Part Philip K. Dick, part Lucius Shepard, part Ambrose Bierce. Lyne's flicks are usually unwatchable, and Rubin is best known for writing the sappy Ghost; I wouldn't have expected those two to create such a riveting thriller, yet here we are.

7. Europa Europa
Directed by Agnieszka Holland
Written by Holland with Paul Hengge, from the memoirs of Solomon Perel

Schindler's List asks the audience: Would you give up your riches to save thousands of lives, or would you selfishly serve the Nazis? And us viewers allow ourselves to believe that we would be as noble as Oskar Schindler, and we pat ourselves on the back. Europa Europa, the tale of a Jewish boy passing as an Aryan in the Nazi era, asks a much trickier question: whether we'd be willing to suppress our own identity to survive, inflicting tremendous physical and emotional pain on ourselves in the process. The answer is not as easy, and the movie is much more interesting.

8. The Nasty Girl
Written and directed by Michael Verhoeven

This one is about the Germans who weren't as noble as Oskar Schindler, and how they dealt with their history after the war was over.

9. Sink or Swim
Written and directed by Su Friedrich

"She didn't know whether to feel pity or envy for the young girl who sat alone in the sunshine trying to invent a more interesting story."

10. Metropolitan
Written and directed by Whit Stillman

"I've always planned to be a failure anyway. That's why I plan to marry an extremely wealthy woman."

Honorable mentions:

11. Paris is Burning (Jennie Livingston)
12. King of New York (Abel Ferrara)
13. To Sleep with Anger (Charles Burnett)
14. Goodfellas (Martin Scorsese)
15. Quick Change (Howard Franklin, Bill Murray)
16. Miami Blues (George Armitage)
17. No Fear, No Die (Claire Denis)
18. The Freshman (Andrew Bergman)
19. Close-Up (Abbas Kiarostami)
20. Gremlins 2: The New Batch (Joe Dante)
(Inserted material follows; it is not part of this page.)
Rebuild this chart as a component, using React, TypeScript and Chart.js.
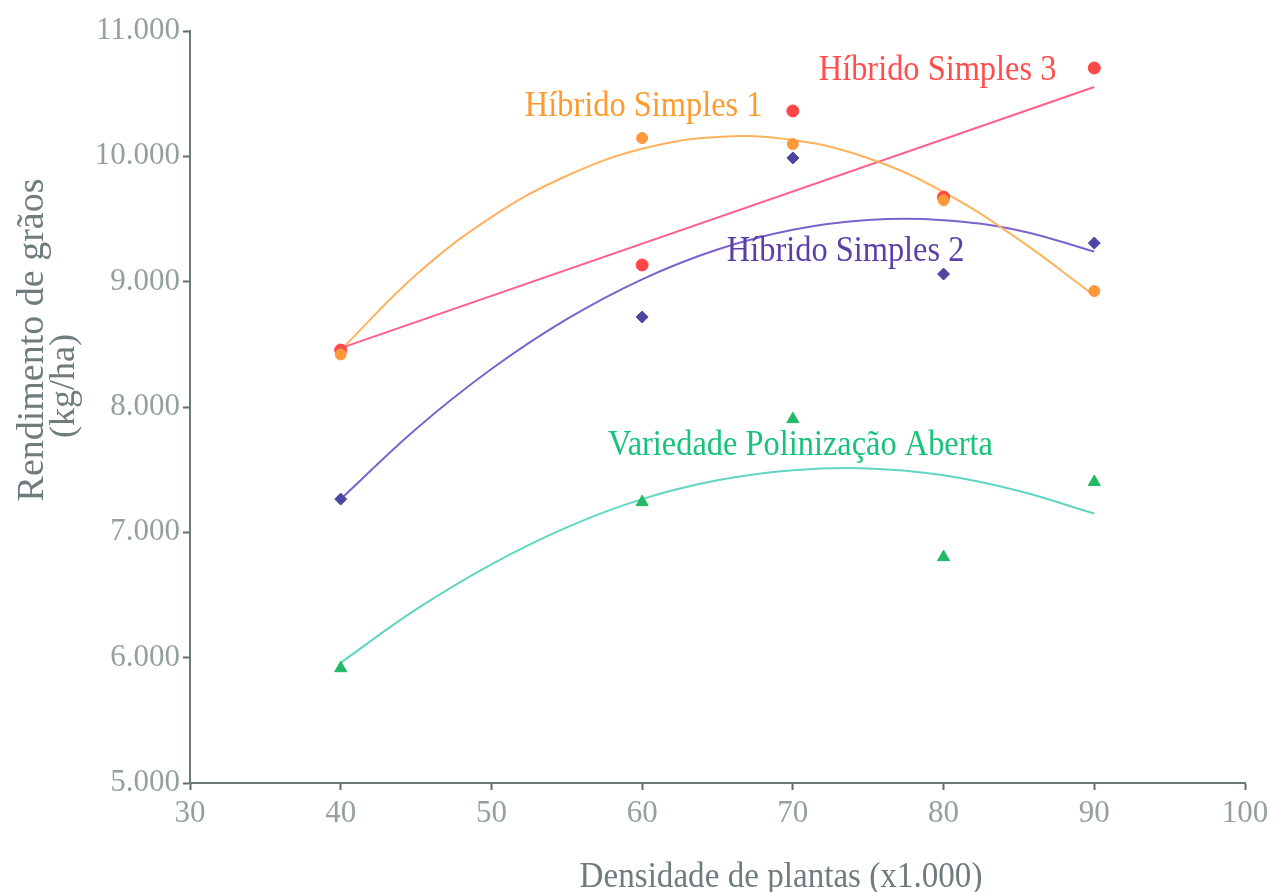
import { useEffect, useRef } from 'react';
import { Chart, registerables } from 'chart.js';

Chart.register(...registerables);

// ---- data ----
const densities = [40, 60, 70, 80, 90];
const hs1Values = [8420, 10146, 10098, 9650, 8925];
const hs2Values = [7265, 8718, 9987, 9061, 9308];
const hs3Values = [8454, 9133, 10362, 9675, 10705];
const vpaValues = [5916, 7241, 7903, 6802, 7401];

const trendX = [40, 45, 50, 55, 60, 65, 70, 75, 80, 85, 90];
const hs1Trend = [8454, 9055, 9515, 9845, 10060, 10155, 10130, 9985, 9715, 9335, 8890];
const hs2Trend = [7265, 7825, 8303, 8701, 9019, 9257, 9415, 9493, 9491, 9409, 9240];
const vpaTrend = [5960, 6385, 6745, 7040, 7265, 7415, 7495, 7510, 7455, 7330, 7150];
const hs3TrendX = [40, 90];
const hs3Trend = [8470, 10553];

const seriesNames = ['Híbrido Simples 1', 'Híbrido Simples 2', 'Híbrido Simples 3', 'Variedade Polinização Aberta'];
const xTitle = 'Densidade de plantas (x1.000)';
const yTitleLines = ['Rendimento de grãos', '(kg/ha)'];

const toPts = (xs: number[], ys: number[]) => xs.map((x, i) => ({ x, y: ys[i] }));
const fmtThousands = (v: number) => String(v).replace(/\B(?=(\d{3})+(?!\d))/g, '.');

const SERIF = '"Liberation Serif", "Times New Roman", serif';

// label anchors (data coordinates) and colours
const labelSpecs = [
  { text: seriesNames[0], x: 60.1, y: 10322, color: '#ff9a2e' },
  { text: seriesNames[1], x: 73.5, y: 9164, color: '#5b3fa8' },
  { text: seriesNames[2], x: 79.6, y: 10609, color: '#ff4d4d' },
  { text: seriesNames[3], x: 70.5, y: 7616, color: '#19c27a' },
];

const annotate = {
  id: 'annotate',
  afterDraw(chart: any) {
    const { ctx, scales } = chart;
    const xs = scales.x;
    const ys = scales.y;
    ctx.save();
    ctx.textAlign = 'center';
    ctx.textBaseline = 'alphabetic';
    for (const l of labelSpecs) {
      ctx.save();
      ctx.translate(xs.getPixelForValue(l.x), ys.getPixelForValue(l.y));
      ctx.scale(0.9, 1);
      ctx.font = `36px ${SERIF}`;
      ctx.fillStyle = l.color;
      ctx.fillText(l.text, 0, 0);
      ctx.restore();
    }
    // x title
    ctx.save();
    ctx.translate(781, 887);
    ctx.scale(0.92, 1);
    ctx.font = `36px ${SERIF}`;
    ctx.fillStyle = '#6f7c7e';
    ctx.fillText(xTitle, 0, 0);
    ctx.restore();
    // y title (two rotated lines)
    ctx.save();
    ctx.translate(33, 340);
    ctx.rotate(-Math.PI / 2);
    ctx.scale(1.0, 1);
    ctx.font = `38px ${SERIF}`;
    ctx.fillStyle = '#6f7c7e';
    ctx.textBaseline = 'middle';
    ctx.fillText(yTitleLines[0], 0, 0);
    ctx.restore();
    ctx.save();
    ctx.translate(65, 386);
    ctx.rotate(-Math.PI / 2);
    ctx.font = `36px ${SERIF}`;
    ctx.fillStyle = '#6f7c7e';
    ctx.textBaseline = 'middle';
    ctx.fillText(yTitleLines[1], 0, 0);
    ctx.restore();
    ctx.restore();
  },
};

export default function App() {
  const ref = useRef<HTMLCanvasElement | null>(null);

  useEffect(() => {
    if (!ref.current) return;
    const trendStyle = (color: string) => ({
      showLine: true,
      pointRadius: 0,
      borderWidth: 2,
      borderColor: color,
      backgroundColor: color,
      tension: 0.4,
      fill: false,
      order: 2,
    });
    const pointStyle = (color: string, style: string, r: number) => ({
      showLine: false,
      pointStyle: style,
      pointRadius: r,
      pointBackgroundColor: color,
      pointBorderColor: color,
      borderColor: color,
      backgroundColor: color,
      order: 1,
    });

    const chart = new Chart(ref.current, {
      type: 'scatter',
      data: {
        datasets: [
          { label: seriesNames[0] + ' tendência', data: toPts(trendX, hs1Trend), ...trendStyle('#ffb25e') },
          { label: seriesNames[1] + ' tendência', data: toPts(trendX, hs2Trend), ...trendStyle('#7c62cc') },
          { label: seriesNames[2] + ' tendência', data: toPts(hs3TrendX, hs3Trend), ...trendStyle('#ff6088'), tension: 0 },
          { label: seriesNames[3] + ' tendência', data: toPts(trendX, vpaTrend), ...trendStyle('#5fd6c4') },
          { label: seriesNames[0], data: toPts(densities, hs1Values), ...pointStyle('#ff9838', 'circle', 5.5) },
          { label: seriesNames[1], data: toPts(densities, hs2Values), ...pointStyle('#4c46a2', 'rectRot', 6) },
          { label: seriesNames[2], data: toPts(densities, hs3Values), ...pointStyle('#ff4646', 'circle', 6) },
          { label: seriesNames[3], data: toPts(densities, vpaValues), ...pointStyle('#22b966', 'triangle', 7) },
        ] as any,
      },
      options: {
        responsive: false,
        animation: false,
        devicePixelRatio: 1,
        layout: { padding: { top: 31, right: 32, left: 0, bottom: 0 } },
        plugins: {
          legend: { display: false },
          tooltip: { enabled: false },
          title: { display: false },
        },
        scales: {
          x: {
            type: 'linear',
            min: 30,
            max: 100,
            ticks: {
              stepSize: 10,
              padding: 5,
              color: '#94a0a0',
              font: { family: SERIF, size: 31 },
              maxRotation: 0,
            },
            grid: { drawOnChartArea: false, drawTicks: true, tickLength: 7, tickColor: '#5f6c6c', tickWidth: 2 },
            border: { display: true, color: '#6b7878', width: 2 },
            afterFit: (s: any) => { s.height = 109; },
          },
          y: {
            type: 'linear',
            min: 5000,
            max: 11000,
            ticks: {
              stepSize: 1000,
              padding: 3,
              color: '#94a0a0',
              font: { family: SERIF, size: 31 },
              callback: (v: any) => fmtThousands(Number(v)),
            },
            grid: { drawOnChartArea: false, drawTicks: true, tickLength: 7, tickColor: '#5f6c6c', tickWidth: 2 },
            border: { display: true, color: '#6b7878', width: 2 },
            afterFit: (s: any) => { s.width = 190; },
          },
        },
      } as any,
      plugins: [annotate],
    });
    return () => chart.destroy();
  }, []);

  return (
    <div style={{ position: 'absolute', left: 0, top: 0, width: 1277, height: 892, background: '#ffffff' }}>
      <canvas ref={ref} width={1277} height={892} />
    </div>
  );
}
Maybe I should create an extra ranking beyond #1—call it #0—for movies that defy ordinary aesthetic qualities, seeming somehow simultaneously to be both the best and the worst of the year. This year that slot would go to Troll 2, a Bulldada gem that feels like someone recorded a fever dream and then ran it through a buggy translation program.

Of the films of 1990 that I haven't seen, I'm most interested in Radio Fishtown.